Comment Re:It doesn't have to get it right (Score 1) 489
I don't know of any large companies that had a mass deployment of Vista, I only know my own personal experience was a jump straight from XP to 7, which happened after 7 had been out for nearly 2 or 3 years. Corporations (and small businesses) need stability, configurability, and to some extent user familiarity. Win 8 may be the most stable thing they've produced yet, but when you have to train 100k+ employees how to get to their email, you're talking a massive expense for little to not real productivity gain. If 10 maintains the AD mass-configuration, with the well-known look and feel, then they may have a corporate winner.

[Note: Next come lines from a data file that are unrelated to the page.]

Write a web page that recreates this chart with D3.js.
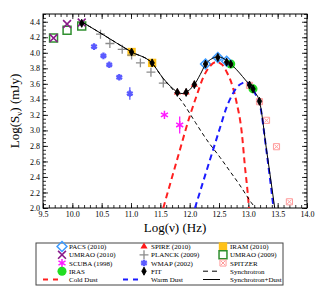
<!DOCTYPE html>
<html>
<head>
<meta charset="utf-8">
<script src="https://cdn.jsdelivr.net/npm/d3@7"></script>
<style>
  body { margin: 0; background: #fff; }
  text { font-family: "Liberation Serif", "DejaVu Serif", serif; }
</style>
</head>
<body>
<div id="scene"></div>
<script>
// measured points (log nu, log S)
var pacsX = [12.27, 12.48, 12.63];
var pacsY = [3.855, 3.94, 3.89];
var spireX = [11.79, 11.94, 12.08];
var spireY = [3.49, 3.49, 3.59];
var iramX = [11.01, 11.36];
var iramY = [4.01, 3.87];
var umrao10X = [9.68, 9.91, 10.16];
var umrao10Y = [4.19, 4.37, 4.39];
var planckX = [10.48, 10.64, 10.85, 11.01, 11.16, 11.34, 11.55];
var planckY = [4.24, 4.12, 4.045, 3.97, 3.87, 3.75, 3.61];
var umrao09X = [9.68, 9.91, 10.16];
var umrao09Y = [4.19, 4.29, 4.345];
var scubaX = [11.57, 11.83];
var scubaY = [3.20, 3.07];
var scubaErr = [0, 0.11];
var wmapX = [10.37, 10.53, 10.63, 10.80, 10.98];
var wmapY = [4.08, 3.96, 3.845, 3.685, 3.475];
var wmapErr = [0, 0, 0, 0, 0.08];
var spitzerX = [13.02, 13.19, 13.31, 13.48, 13.70];
var spitzerY = [3.58, 3.37, 3.13, 2.79, 2.08];
var irasX = [12.70, 13.08];
var irasY = [3.855, 3.535];
var fitX = [10.16, 11.01, 11.36, 11.79, 11.94, 12.08, 12.27, 12.48, 12.63, 12.70, 13.02, 13.08, 13.19];
var fitY = [4.38, 4.01, 3.87, 3.49, 3.49, 3.59, 3.855, 3.94, 3.88, 3.855, 3.585, 3.535, 3.375];

// model curves
var totalX = [10.16, 10.5, 11.01, 11.36, 11.55, 11.72, 11.80, 11.87, 11.94, 12.0, 12.08, 12.18, 12.27, 12.38, 12.48, 12.57, 12.66, 12.75, 12.85, 12.95, 13.02, 13.1, 13.19, 13.31, 13.45];
var totalY = [4.40, 4.245, 4.01, 3.865, 3.67, 3.535, 3.49, 3.475, 3.49, 3.525, 3.59, 3.72, 3.85, 3.925, 3.95, 3.93, 3.88, 3.82, 3.74, 3.65, 3.59, 3.50, 3.375, 2.75, 2.0];
var synchX = [10.16, 10.5, 11.01, 11.36, 11.55, 11.72, 11.81, 11.88, 12.1, 12.29, 12.52, 12.69, 12.85, 12.97, 13.05, 13.12];
var synchY = [4.40, 4.245, 4.01, 3.865, 3.665, 3.52, 3.43, 3.36, 3.10, 2.88, 2.65, 2.47, 2.30, 2.16, 2.07, 2.0];
var coldX = [11.55, 11.8, 12.0, 12.12, 12.23, 12.35, 12.45, 12.55, 12.64, 12.73, 12.80, 12.89, 12.94, 13.0, 13.01];
var coldY = [2.0, 2.66, 3.18, 3.45, 3.68, 3.83, 3.88, 3.85, 3.74, 3.57, 3.36, 2.96, 2.55, 2.10, 2.0];
var warmX = [12.09, 12.3, 12.52, 12.63, 12.72, 12.80, 12.9, 12.97, 13.05, 13.12, 13.19, 13.31, 13.43];
var warmY = [2.0, 2.51, 3.04, 3.30, 3.45, 3.55, 3.61, 3.62, 3.56, 3.47, 3.36, 2.73, 2.0];

var xTicks = [9.5, 10.0, 10.5, 11.0, 11.5, 12.0, 12.5, 13.0, 13.5, 14.0];
var yTicks = [2.0, 2.2, 2.4, 2.6, 2.8, 3.0, 3.2, 3.4, 3.6, 3.8, 4.0, 4.2, 4.4];

var ctx = { w: 321, h: 291, left: 43, right: 307, top: 14, bottom: 208 };

var svg = d3.select("#scene").append("svg")
  .attr("width", ctx.w)
  .attr("height", ctx.h);

var x = d3.scaleLinear().domain([9.5, 14.0]).range([ctx.left, ctx.right]);
var y = d3.scaleLinear().domain([2.0, 4.5]).range([ctx.bottom, ctx.top]);

var minorX = d3.range(95, 141).map(function(d) { return d / 10; });
var minorY = d3.range(40, 91).map(function(d) { return d / 20; });

// axes, ticks pointing inward on all four sides
var addAxis = function(axis, tr, vals, size, fmt) {
  var g = svg.append("g")
    .attr("transform", tr)
    .call(axis.tickValues(vals).tickSize(size).tickPadding(3).tickFormat(fmt));
  g.select(".domain").remove();
  g.selectAll("line").attr("stroke", "#000").attr("stroke-width", 0.8);
  g.selectAll("text").style("font-size", "8px").attr("fill", "#000");
  return g;
};
var none = function() { return ""; };
var f1 = d3.format(".1f");

addAxis(d3.axisBottom(x), "translate(0," + ctx.bottom + ")", minorX, -3, none);
addAxis(d3.axisBottom(x), "translate(0," + ctx.bottom + ")", xTicks, -5, f1);
addAxis(d3.axisTop(x), "translate(0," + ctx.top + ")", minorX, -3, none);
addAxis(d3.axisTop(x), "translate(0," + ctx.top + ")", xTicks, -5, none);
addAxis(d3.axisLeft(y), "translate(" + ctx.left + ",0)", minorY, -3, none);
addAxis(d3.axisLeft(y), "translate(" + ctx.left + ",0)", yTicks, -5, f1);
addAxis(d3.axisRight(y), "translate(" + ctx.right + ",0)", minorY, -3, none);
addAxis(d3.axisRight(y), "translate(" + ctx.right + ",0)", yTicks, -5, none);

svg.append("rect")
  .attr("x", ctx.left).attr("y", ctx.top)
  .attr("width", ctx.right - ctx.left).attr("height", ctx.bottom - ctx.top)
  .attr("fill", "none").attr("stroke", "#000").attr("stroke-width", 1);

svg.append("text")
  .attr("x", (ctx.left + ctx.right) / 2).attr("y", 232)
  .attr("text-anchor", "middle").style("font-size", "13px")
  .text("Log(\u03bd) (Hz)");

svg.append("text")
  .attr("transform", "translate(19," + ((ctx.top + ctx.bottom) / 2) + ") rotate(-90)")
  .attr("text-anchor", "middle").style("font-size", "13px")
  .html("Log(S<tspan font-size='9px' dy='3'>\u03bd</tspan><tspan dy='-3'>) (mJy)</tspan>");

svg.append("clipPath").attr("id", "clip")
  .append("rect")
  .attr("x", ctx.left).attr("y", ctx.top)
  .attr("width", ctx.right - ctx.left).attr("height", ctx.bottom - ctx.top);

var plot = svg.append("g").attr("clip-path", "url(#clip)");

var zip = function(xs, ys) {
  return xs.map(function(d, i) { return [d, ys[i]]; });
};

// marker helpers
var sym = function(type, size) { return d3.symbol().type(type).size(size)(); };

var drawMarks = function(xs, ys, path, fill, stroke, sw) {
  plot.selectAll(null)
    .data(zip(xs, ys))
    .enter()
    .append("path")
    .attr("transform", function(d) { return "translate(" + x(d[0]) + "," + y(d[1]) + ")"; })
    .attr("d", path)
    .attr("fill", fill)
    .attr("stroke", stroke)
    .attr("stroke-width", sw);
};

var drawErr = function(xs, ys, errs, color, sw) {
  plot.selectAll(null)
    .data(xs.map(function(d, i) { return [d, ys[i], errs[i]]; }).filter(function(d) { return d[2] > 0; }))
    .enter()
    .append("line")
    .attr("x1", function(d) { return x(d[0]); })
    .attr("x2", function(d) { return x(d[0]); })
    .attr("y1", function(d) { return y(d[1] - d[2]); })
    .attr("y2", function(d) { return y(d[1] + d[2]); })
    .attr("stroke", color).attr("stroke-width", sw);
};

var colors = {
  pacs: "#3d9bff", spire: "#ff1a1a", iram: "#ffc21a", umrao10: "#8a1a8a",
  planck: "#8c8c8c", umrao09: "#2f8f2f", scuba: "#ff1aff", wmap: "#5a5aff",
  spitzer: "#ff9c9c", iras: "#22dd22", fit: "#000", cold: "#ff2020", warm: "#1c1cff"
};

var shapes = {
  pacs: sym(d3.symbolDiamond2, 62),
  spire: sym(d3.symbolTriangle, 22),
  iram: sym(d3.symbolSquare, 70),
  umrao10: sym(d3.symbolTimes, 42),
  planck: sym(d3.symbolPlus, 28),
  umrao09: sym(d3.symbolSquare2, 80),
  scuba: sym(d3.symbolAsterisk, 46),
  wmap: sym(d3.symbolAsterisk, 30),
  spitzer: sym(d3.symbolSquare2, 48) + sym(d3.symbolTimes, 14),
  iras: sym(d3.symbolCircle, 64),
  fit: sym(d3.symbolDiamond, 18) + "M0,-4V4"
};

drawMarks(iramX, iramY, shapes.iram, colors.iram, "none", 0);
drawMarks(spitzerX, spitzerY, shapes.spitzer, "none", colors.spitzer, 1);
drawMarks(umrao09X, umrao09Y, shapes.umrao09, "none", colors.umrao09, 1.5);
drawMarks(umrao10X, umrao10Y, shapes.umrao10, "none", colors.umrao10, 1.6);
drawMarks(planckX, planckY, shapes.planck, "none", colors.planck, 1.3);
drawErr(wmapX, wmapY, wmapErr, colors.wmap, 1.3);
drawMarks(wmapX, wmapY, shapes.wmap, "none", colors.wmap, 2.3);
drawErr(scubaX, scubaY, scubaErr, colors.scuba, 1.3);
drawMarks(scubaX, scubaY, shapes.scuba, "none", colors.scuba, 1.5);
drawMarks(irasX, irasY, shapes.iras, colors.iras, "none", 0);
drawMarks(pacsX, pacsY, shapes.pacs, "none", colors.pacs, 1.5);
drawMarks(spireX, spireY, shapes.spire, colors.spire, "none", 0);

// model curves
var line = d3.line()
  .x(function(d) { return x(d[0]); })
  .y(function(d) { return y(d[1]); })
  .curve(d3.curveMonotoneX);

var drawCurve = function(xs, ys, color, sw, dash) {
  plot.append("path")
    .datum(zip(xs, ys))
    .attr("d", line)
    .attr("fill", "none")
    .attr("stroke", color)
    .attr("stroke-width", sw)
    .attr("stroke-dasharray", dash);
};

drawCurve(coldX, coldY, colors.cold, 2, "6,4");
drawCurve(warmX, warmY, colors.warm, 2, "6,4");
drawCurve(synchX, synchY, "#000", 1, "4,3");
drawCurve(totalX, totalY, "#000", 1, null);

drawMarks(fitX, fitY, shapes.fit, "#000", "#000", 0.8);

// legend
var legend = svg.append("g");
legend.append("rect")
  .attr("x", 36).attr("y", 243).attr("width", 247).attr("height", 42)
  .attr("fill", "#fff").attr("stroke", "#444").attr("stroke-width", 1);

var rowsY = [246.5, 254.8, 263, 271.2, 279.5];
var colSym = [62, 144, 223];
var colText = [69, 151, 230];

var legendItems = [
  { k: "pacs", t: "PACS (2010)", c: 0, r: 0, fill: "none", sw: 1.5 },
  { k: "spire", t: "SPIRE (2010)", c: 1, r: 0, fill: colors.spire, sw: 0 },
  { k: "iram", t: "IRAM (2010)", c: 2, r: 0, fill: colors.iram, sw: 0 },
  { k: "umrao10", t: "UMRAO (2010)", c: 0, r: 1, fill: "none", sw: 1.6 },
  { k: "planck", t: "PLANCK (2009)", c: 1, r: 1, fill: "none", sw: 1.3 },
  { k: "umrao09", t: "UMRAO (2009)", c: 2, r: 1, fill: "none", sw: 1.5 },
  { k: "scuba", t: "SCUBA (1998)", c: 0, r: 2, fill: "none", sw: 1.5 },
  { k: "wmap", t: "WMAP (2002)", c: 1, r: 2, fill: "none", sw: 2.3 },
  { k: "spitzer", t: "SPITZER", c: 2, r: 2, fill: "none", sw: 1 },
  { k: "iras", t: "IRAS", c: 0, r: 3, fill: colors.iras, sw: 0 },
  { k: "fit", t: "FIT", c: 1, r: 3, fill: "#000", sw: 0.8 }
];

legendItems.forEach(function(d) {
  legend.append("path")
    .attr("transform", "translate(" + colSym[d.c] + "," + rowsY[d.r] + ")")
    .attr("d", shapes[d.k])
    .attr("fill", d.fill)
    .attr("stroke", d.sw > 0 ? colors[d.k] : "none")
    .attr("stroke-width", d.sw);
  legend.append("text")
    .attr("x", colText[d.c]).attr("y", rowsY[d.r] + 2.5)
    .style("font-size", "7px")
    .text(d.t);
});

var legendLines = [
  { t: "Synchrotron", x1: 203, x2: 220, r: 3, c: 2, color: "#000", sw: 1, dash: "5,4" },
  { t: "Cold Dust", x1: 43, x2: 59, r: 4, c: 0, color: colors.cold, sw: 2, dash: "5,5" },
  { t: "Warm Dust", x1: 123, x2: 139, r: 4, c: 1, color: colors.warm, sw: 2, dash: "5,5" },
  { t: "Synchrotron+Dust", x1: 203, x2: 220, r: 4, c: 2, color: "#000", sw: 1, dash: null }
];

legendLines.forEach(function(d) {
  legend.append("line")
    .attr("x1", d.x1).attr("x2", d.x2)
    .attr("y1", rowsY[d.r]).attr("y2", rowsY[d.r])
    .attr("stroke", d.color).attr("stroke-width", d.sw)
    .attr("stroke-dasharray", d.dash);
  legend.append("text")
    .attr("x", colText[d.c]).attr("y", rowsY[d.r] + 2.5)
    .style("font-size", "7px")
    .text(d.t);
});
</script>
</body>
</html>
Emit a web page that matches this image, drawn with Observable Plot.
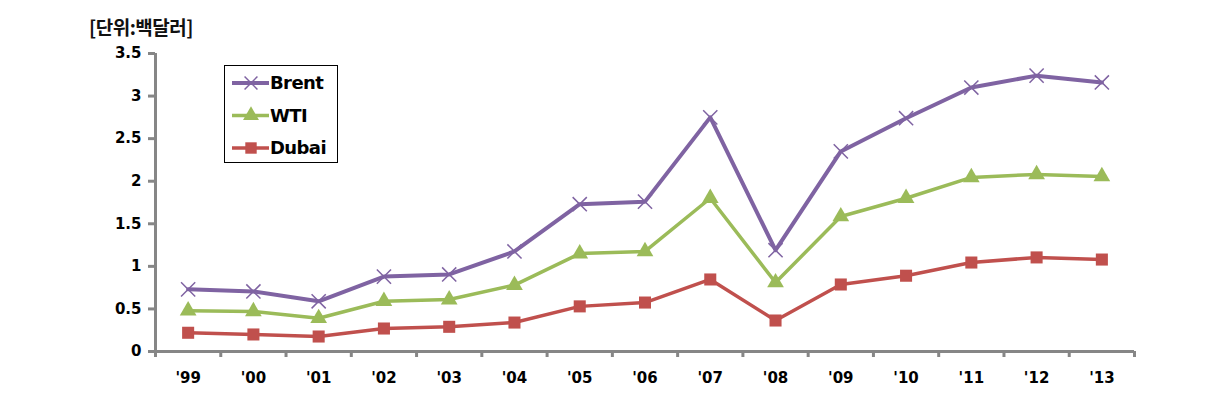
<!DOCTYPE html>
<html>
<head>
<meta charset="utf-8">
<script src="https://cdn.jsdelivr.net/npm/d3@7"></script>
<script src="https://cdn.jsdelivr.net/npm/@observablehq/plot@0.6"></script>
<style>
  body { margin: 0; background: #fff; }
  #wrap { position: relative; width: 1205px; height: 404px; }
  #title { position: absolute; left: 89px; top: 13px; font: bold 19px "Noto Sans CJK KR", sans-serif; color: #111; letter-spacing: -0.5px; }
  #legend { position: absolute; left: 224px; top: 65px; width: 112px; height: 96px; border: 1.5px solid #000; background: #fff; }
  svg text { font-family: "DejaVu Sans", sans-serif; }
</style>
</head>
<body>
<div id="wrap"><div id="title">[단위:백달러]</div></div>
<script>
const years = ["'99","'00","'01","'02","'03","'04","'05","'06","'07","'08","'09","'10","'11","'12","'13"];
const seriesNames = ["Brent", "WTI", "Dubai"];
const brent = [0.73, 0.705, 0.59, 0.88, 0.905, 1.175, 1.73, 1.76, 2.75, 1.19, 2.35, 2.74, 3.10, 3.24, 3.16];
const wti   = [0.48, 0.47, 0.39, 0.59, 0.61, 0.78, 1.15, 1.175, 1.80, 0.81, 1.585, 1.80, 2.045, 2.08, 2.056];
const dubai = [0.22, 0.20, 0.176, 0.27, 0.29, 0.34, 0.53, 0.575, 0.846, 0.364, 0.787, 0.89, 1.045, 1.105, 1.08];
const yTicks = [0, 0.5, 1, 1.5, 2, 2.5, 3, 3.5];

const colors = {Brent: "#7F63A2", WTI: "#9BBB59", Dubai: "#C0504D"};
const symbols = {Brent: "times", WTI: "triangle", Dubai: "square"};
const widths = {Brent: 4, WTI: 3.5, Dubai: 3.5};
const radii = {Brent: 6.5, WTI: 6.2, Dubai: 6.8};
const values = {Brent: brent, WTI: wti, Dubai: dubai};

const idx = years.map((_, i) => i);
const bounds = d3.range(years.length + 1).map(i => i - 0.5);
const data = seriesNames.flatMap(s => values[s].map((v, i) => ({series: s, i, value: v})));

const axisColor = "#868686";
const marks = [];
seriesNames.slice().reverse().forEach(s => {
  const d = data.filter(r => r.series === s);
  marks.push(Plot.line(d, {x: "i", y: "value", stroke: colors[s], strokeWidth: widths[s], strokeLinejoin: "round"}));
  if (s === "Brent") {
    marks.push(Plot.dot(d, {x: "i", y: "value", symbol: "times", r: radii[s], stroke: colors[s], strokeWidth: 1.5}));
  } else {
    marks.push(Plot.dot(d, {x: "i", y: "value", symbol: symbols[s], r: radii[s], fill: colors[s], stroke: "none"}));
  }
});

const chart = Plot.plot({
  width: 1205,
  height: 404,
  marginLeft: 155,
  marginRight: 71,
  marginTop: 53,
  marginBottom: 53,
  style: {fontFamily: "DejaVu Sans, sans-serif", fontWeight: "bold", fontSize: "15px", color: "#000", background: "#fff"},
  x: {type: "linear", domain: [-0.5, years.length - 0.5]},
  y: {domain: [0, 3.5]},
  marks: [
    Plot.axisY({ticks: yTicks, tickSize: 7, tickPadding: 7, tickFormat: d => String(d), stroke: axisColor, strokeWidth: 3, label: null, fontWeight: "bold", fontSize: 15}),
    Plot.axisX({ticks: bounds, tickSize: 6, tickFormat: () => "", stroke: axisColor, strokeWidth: 3, label: null}),
    Plot.axisX({ticks: idx, tickSize: 0, tickPadding: 21, tickFormat: i => years[i], label: null, fontWeight: "bold", fontSize: 15}),
    Plot.ruleX([-0.5], {stroke: axisColor, strokeWidth: 3}),
    Plot.ruleY([0], {stroke: axisColor, strokeWidth: 3}),
    ...marks
  ]
});
const wrap = document.getElementById("wrap");
wrap.insertBefore(chart, wrap.firstChild);

// legend
const leg = document.createElement("div");
leg.id = "legend";
wrap.appendChild(leg);
const ls = d3.select(leg).append("svg").attr("width", 112).attr("height", 96);
seriesNames.forEach((s, k) => {
  const g = ls.append("g").attr("transform", `translate(0,${17 + k * 32.5})`);
  g.append("line").attr("x1", 7).attr("x2", 44).attr("stroke", colors[s]).attr("stroke-width", widths[s]);
  if (s === "Brent") {
    g.append("path").attr("d", d3.symbol(d3.symbolTimes, 110)()).attr("transform", "translate(26,0)").attr("stroke", colors[s]).attr("stroke-width", 1.5).attr("fill", "none");
  } else {
    const sym = s === "WTI" ? d3.symbolTriangle : d3.symbolSquare;
    g.append("path").attr("d", d3.symbol(sym, s === "WTI" ? 110 : 130)()).attr("transform", "translate(26,0)").attr("fill", colors[s]);
  }
  g.append("text").attr("x", 45).attr("y", 6).text(s)
    .attr("font-family", "DejaVu Sans, sans-serif").attr("font-weight", "bold").attr("font-size", 18).attr("letter-spacing", -0.6).attr("fill", "#000");
});
</script>
</body>
</html>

This is the same reason you don't see wide-spread Linux adoption in corporations. The look/feel is just too different for those folks used to clicking on the little blue 'E' for "internet". Combine that with all the "Microsoft certifications" that know "file->add" but not the nuts and bolts of how to actually add a user/group, and you're looking at retraining your entire workforce for a new OS. It seems they would rather pay $100 per seat for a new OS, than get a free OS and suffer $200 per seat in training, not to mention lost productivity.
If MS somehow does manage to screw the pooch with 10, we may see corporations either stick with 7 and weather the storm, or you might actually see some start to look for alternatives.